Question: how to prove that the only solution to this equation in the class of $\alpha$-Holder functions is $Y\equiv0$?

Warning: note that $\beta<1/2$! If $\beta>1/2$, then this result is standard, but what to do if $\beta<1/2$?

------------------------------

**Failed solution attempt**

Denote by $[X]_{\beta,[0,T]}$, $[Y]_{\alpha,[0,T]}$ the corresponding Holder norms of $X$ and $Y$ on the interval $[0,T]$, respectively.
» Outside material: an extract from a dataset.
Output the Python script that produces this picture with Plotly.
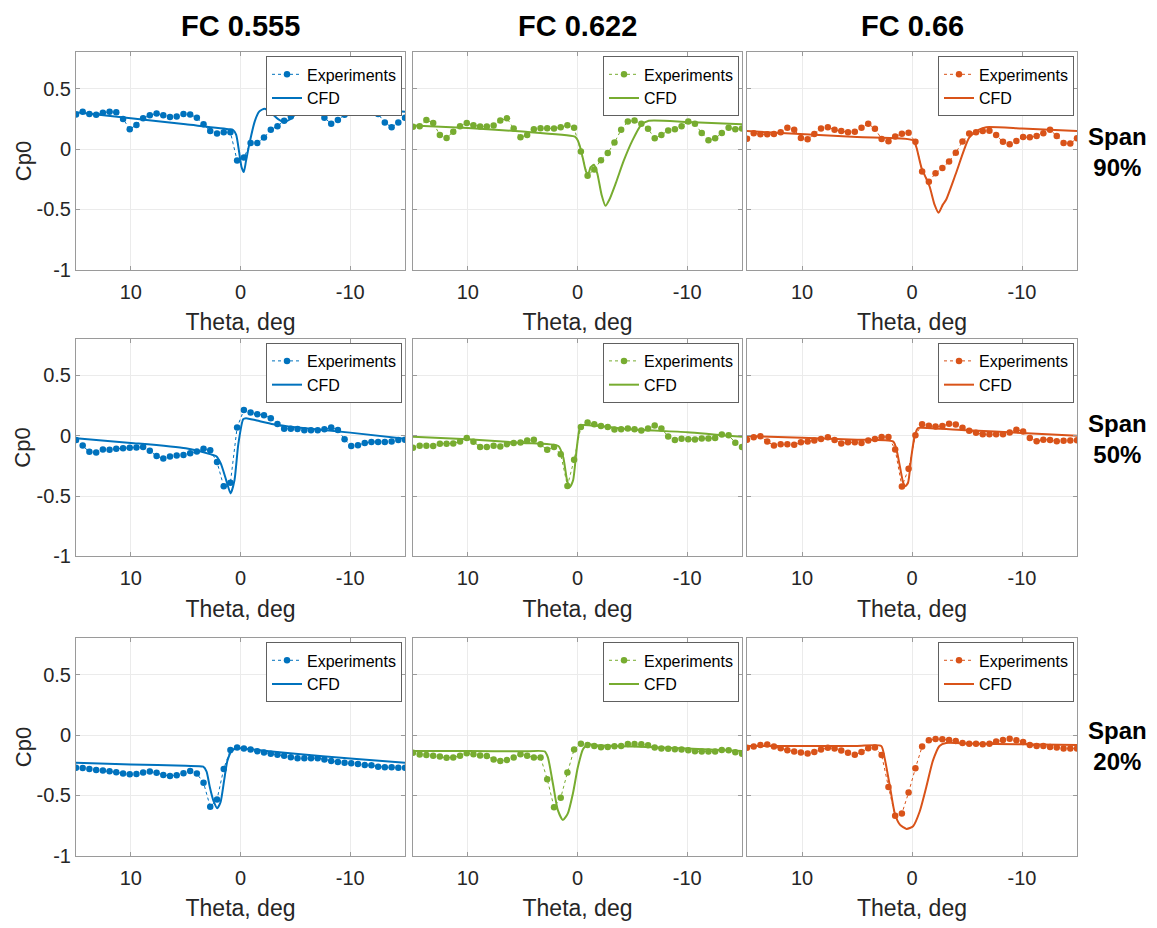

Then the standard inequality for the Young integral implies
$$
|Y_t-Y_s-Y_s(X_t-X_s)|\le C[X]_{\beta,[0,T]}[Y]_{\alpha,[0,T]} (t-s)^{\alpha+\beta},\quad s,t\in[0,T].
$$
This in turn leads 
$$
|Y_t-Y_s|\le C[X]_{\beta,[0,T]}[Y]_{\alpha,[0,T]} (t-s)^{\alpha+\beta}+|Y_s|\,|X_t-X_s|,
$$
and thus
$$
[Y]_{\beta,[0,T]}\le C[X]_{\beta,[0,T]}[Y]_{\alpha,[0,T]} T^{\alpha}+[X]_{\alpha,[0,T]}\sup_{r\in[0,T]}|Y_r|.
$$

However, because $\beta<\alpha$, the last inequality gives us nothing (we are estimating a smaller norm by a larger norm). The iteration over $T$ also seems hopeless. So what to do?